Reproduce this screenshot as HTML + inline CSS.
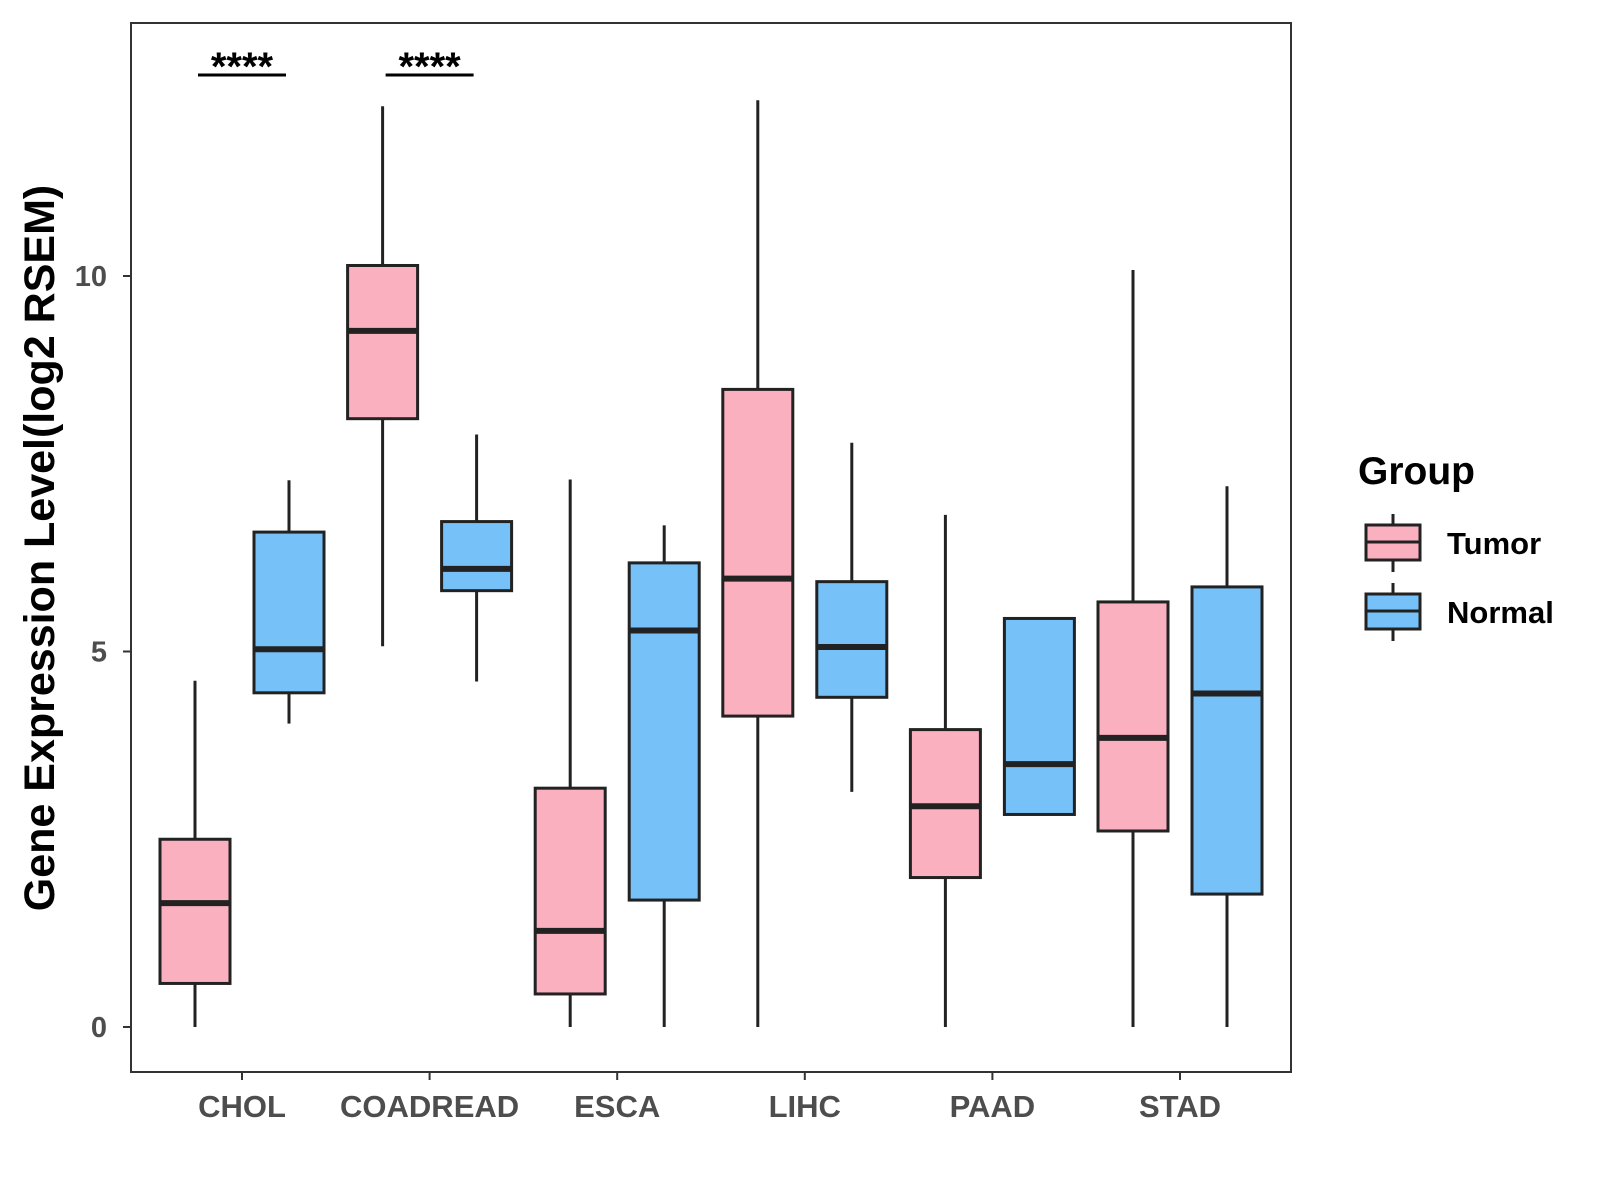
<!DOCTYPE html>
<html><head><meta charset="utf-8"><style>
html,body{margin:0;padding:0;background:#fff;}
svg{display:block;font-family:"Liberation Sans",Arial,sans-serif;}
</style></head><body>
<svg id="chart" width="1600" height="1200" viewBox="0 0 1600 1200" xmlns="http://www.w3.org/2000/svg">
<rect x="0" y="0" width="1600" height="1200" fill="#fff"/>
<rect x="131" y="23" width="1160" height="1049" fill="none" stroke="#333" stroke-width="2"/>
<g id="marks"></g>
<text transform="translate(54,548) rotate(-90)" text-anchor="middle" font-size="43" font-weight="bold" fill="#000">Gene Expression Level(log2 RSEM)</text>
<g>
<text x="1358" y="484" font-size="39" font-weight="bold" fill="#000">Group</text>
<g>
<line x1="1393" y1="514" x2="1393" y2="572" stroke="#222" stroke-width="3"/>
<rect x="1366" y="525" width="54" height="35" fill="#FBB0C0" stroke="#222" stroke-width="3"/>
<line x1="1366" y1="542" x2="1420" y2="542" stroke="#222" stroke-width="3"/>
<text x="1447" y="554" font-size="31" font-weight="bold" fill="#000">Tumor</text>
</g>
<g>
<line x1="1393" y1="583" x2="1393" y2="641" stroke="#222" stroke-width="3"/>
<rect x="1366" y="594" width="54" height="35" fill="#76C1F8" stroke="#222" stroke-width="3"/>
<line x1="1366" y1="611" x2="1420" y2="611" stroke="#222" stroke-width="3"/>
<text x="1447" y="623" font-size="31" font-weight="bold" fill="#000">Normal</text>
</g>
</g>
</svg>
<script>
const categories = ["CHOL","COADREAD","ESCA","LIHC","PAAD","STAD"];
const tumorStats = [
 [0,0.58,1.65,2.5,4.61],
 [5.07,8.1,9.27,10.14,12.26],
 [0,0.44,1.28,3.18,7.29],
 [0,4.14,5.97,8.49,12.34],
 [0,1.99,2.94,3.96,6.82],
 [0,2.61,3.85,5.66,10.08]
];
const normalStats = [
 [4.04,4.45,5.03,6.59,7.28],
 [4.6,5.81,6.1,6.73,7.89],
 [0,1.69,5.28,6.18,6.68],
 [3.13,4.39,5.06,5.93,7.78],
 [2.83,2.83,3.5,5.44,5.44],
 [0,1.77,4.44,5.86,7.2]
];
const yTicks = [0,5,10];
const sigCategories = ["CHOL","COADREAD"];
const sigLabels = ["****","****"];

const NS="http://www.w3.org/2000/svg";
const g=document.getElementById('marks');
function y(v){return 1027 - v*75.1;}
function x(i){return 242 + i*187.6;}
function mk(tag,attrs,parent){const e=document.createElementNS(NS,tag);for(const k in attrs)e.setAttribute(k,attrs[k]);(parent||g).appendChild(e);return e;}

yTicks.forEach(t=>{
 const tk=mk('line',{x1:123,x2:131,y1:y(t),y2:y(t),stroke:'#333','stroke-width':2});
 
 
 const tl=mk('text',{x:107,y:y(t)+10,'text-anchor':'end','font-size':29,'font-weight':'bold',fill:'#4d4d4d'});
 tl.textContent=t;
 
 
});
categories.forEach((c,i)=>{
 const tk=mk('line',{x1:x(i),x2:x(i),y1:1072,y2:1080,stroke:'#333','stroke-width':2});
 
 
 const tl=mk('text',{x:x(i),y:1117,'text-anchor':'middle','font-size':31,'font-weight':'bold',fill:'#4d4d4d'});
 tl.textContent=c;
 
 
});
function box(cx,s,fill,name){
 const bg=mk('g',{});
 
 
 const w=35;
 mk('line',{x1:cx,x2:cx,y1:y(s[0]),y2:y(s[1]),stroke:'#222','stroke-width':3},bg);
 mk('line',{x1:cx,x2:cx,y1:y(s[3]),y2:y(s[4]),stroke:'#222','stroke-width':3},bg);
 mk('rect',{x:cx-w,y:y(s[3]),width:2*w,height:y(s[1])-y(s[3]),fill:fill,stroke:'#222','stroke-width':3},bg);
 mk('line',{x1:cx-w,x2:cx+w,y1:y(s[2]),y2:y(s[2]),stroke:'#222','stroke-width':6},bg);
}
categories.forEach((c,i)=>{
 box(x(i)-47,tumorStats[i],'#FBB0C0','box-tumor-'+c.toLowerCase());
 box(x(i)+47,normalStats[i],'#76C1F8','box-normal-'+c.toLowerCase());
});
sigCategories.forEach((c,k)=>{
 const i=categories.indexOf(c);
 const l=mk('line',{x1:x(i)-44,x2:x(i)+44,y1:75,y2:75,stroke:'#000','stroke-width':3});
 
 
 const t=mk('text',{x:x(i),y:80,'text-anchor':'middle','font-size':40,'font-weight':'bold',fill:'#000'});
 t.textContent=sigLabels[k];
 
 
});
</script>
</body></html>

=== WHAT IS EXPECTED ===
Your task is to reproduce all of the material exactly. The pictures stay out.

=== RESULT OF THIS EXERCISE ===
Reproduce this screenshot as HTML + inline CSS.
<!DOCTYPE html>
<html><head><meta charset="utf-8"><style>
html,body{margin:0;padding:0;background:#fff;}
svg{display:block;font-family:"Liberation Sans",Arial,sans-serif;}
</style></head><body>
<svg id="chart" width="1600" height="1200" viewBox="0 0 1600 1200" xmlns="http://www.w3.org/2000/svg">
<rect x="0" y="0" width="1600" height="1200" fill="#fff"/>
<rect x="131" y="23" width="1160" height="1049" fill="none" stroke="#333" stroke-width="2"/>
<g id="marks"></g>
<text transform="translate(54,548) rotate(-90)" text-anchor="middle" font-size="43" font-weight="bold" fill="#000">Gene Expression Level(log2 RSEM)</text>
<g>
<text x="1358" y="484" font-size="39" font-weight="bold" fill="#000">Group</text>
<g>
<line x1="1393" y1="514" x2="1393" y2="572" stroke="#222" stroke-width="3"/>
<rect x="1366" y="525" width="54" height="35" fill="#FBB0C0" stroke="#222" stroke-width="3"/>
<line x1="1366" y1="542" x2="1420" y2="542" stroke="#222" stroke-width="3"/>
<text x="1447" y="554" font-size="31" font-weight="bold" fill="#000">Tumor</text>
</g>
<g>
<line x1="1393" y1="583" x2="1393" y2="641" stroke="#222" stroke-width="3"/>
<rect x="1366" y="594" width="54" height="35" fill="#76C1F8" stroke="#222" stroke-width="3"/>
<line x1="1366" y1="611" x2="1420" y2="611" stroke="#222" stroke-width="3"/>
<text x="1447" y="623" font-size="31" font-weight="bold" fill="#000">Normal</text>
</g>
</g>
</svg>
<script>
const categories = ["CHOL","COADREAD","ESCA","LIHC","PAAD","STAD"];
const tumorStats = [
 [0,0.58,1.65,2.5,4.61],
 [5.07,8.1,9.27,10.14,12.26],
 [0,0.44,1.28,3.18,7.29],
 [0,4.14,5.97,8.49,12.34],
 [0,1.99,2.94,3.96,6.82],
 [0,2.61,3.85,5.66,10.08]
];
const normalStats = [
 [4.04,4.45,5.03,6.59,7.28],
 [4.6,5.81,6.1,6.73,7.89],
 [0,1.69,5.28,6.18,6.68],
 [3.13,4.39,5.06,5.93,7.78],
 [2.83,2.83,3.5,5.44,5.44],
 [0,1.77,4.44,5.86,7.2]
];
const yTicks = [0,5,10];
const sigCategories = ["CHOL","COADREAD"];
const sigLabels = ["****","****"];

const NS="http://www.w3.org/2000/svg";
const g=document.getElementById('marks');
function y(v){return 1027 - v*75.1;}
function x(i){return 242 + i*187.6;}
function mk(tag,attrs,parent){const e=document.createElementNS(NS,tag);for(const k in attrs)e.setAttribute(k,attrs[k]);(parent||g).appendChild(e);return e;}

yTicks.forEach(t=>{
 const tk=mk('line',{x1:123,x2:131,y1:y(t),y2:y(t),stroke:'#333','stroke-width':2});
 
 
 const tl=mk('text',{x:107,y:y(t)+10,'text-anchor':'end','font-size':29,'font-weight':'bold',fill:'#4d4d4d'});
 tl.textContent=t;
 
 
});
categories.forEach((c,i)=>{
 const tk=mk('line',{x1:x(i),x2:x(i),y1:1072,y2:1080,stroke:'#333','stroke-width':2});
 
 
 const tl=mk('text',{x:x(i),y:1117,'text-anchor':'middle','font-size':31,'font-weight':'bold',fill:'#4d4d4d'});
 tl.textContent=c;
 
 
});
function box(cx,s,fill,name){
 const bg=mk('g',{});
 
 
 const w=35;
 mk('line',{x1:cx,x2:cx,y1:y(s[0]),y2:y(s[1]),stroke:'#222','stroke-width':3},bg);
 mk('line',{x1:cx,x2:cx,y1:y(s[3]),y2:y(s[4]),stroke:'#222','stroke-width':3},bg);
 mk('rect',{x:cx-w,y:y(s[3]),width:2*w,height:y(s[1])-y(s[3]),fill:fill,stroke:'#222','stroke-width':3},bg);
 mk('line',{x1:cx-w,x2:cx+w,y1:y(s[2]),y2:y(s[2]),stroke:'#222','stroke-width':6},bg);
}
categories.forEach((c,i)=>{
 box(x(i)-47,tumorStats[i],'#FBB0C0','box-tumor-'+c.toLowerCase());
 box(x(i)+47,normalStats[i],'#76C1F8','box-normal-'+c.toLowerCase());
});
sigCategories.forEach((c,k)=>{
 const i=categories.indexOf(c);
 const l=mk('line',{x1:x(i)-44,x2:x(i)+44,y1:75,y2:75,stroke:'#000','stroke-width':3});
 
 
 const t=mk('text',{x:x(i),y:80,'text-anchor':'middle','font-size':40,'font-weight':'bold',fill:'#000'});
 t.textContent=sigLabels[k];
 
 
});
</script>
</body></html>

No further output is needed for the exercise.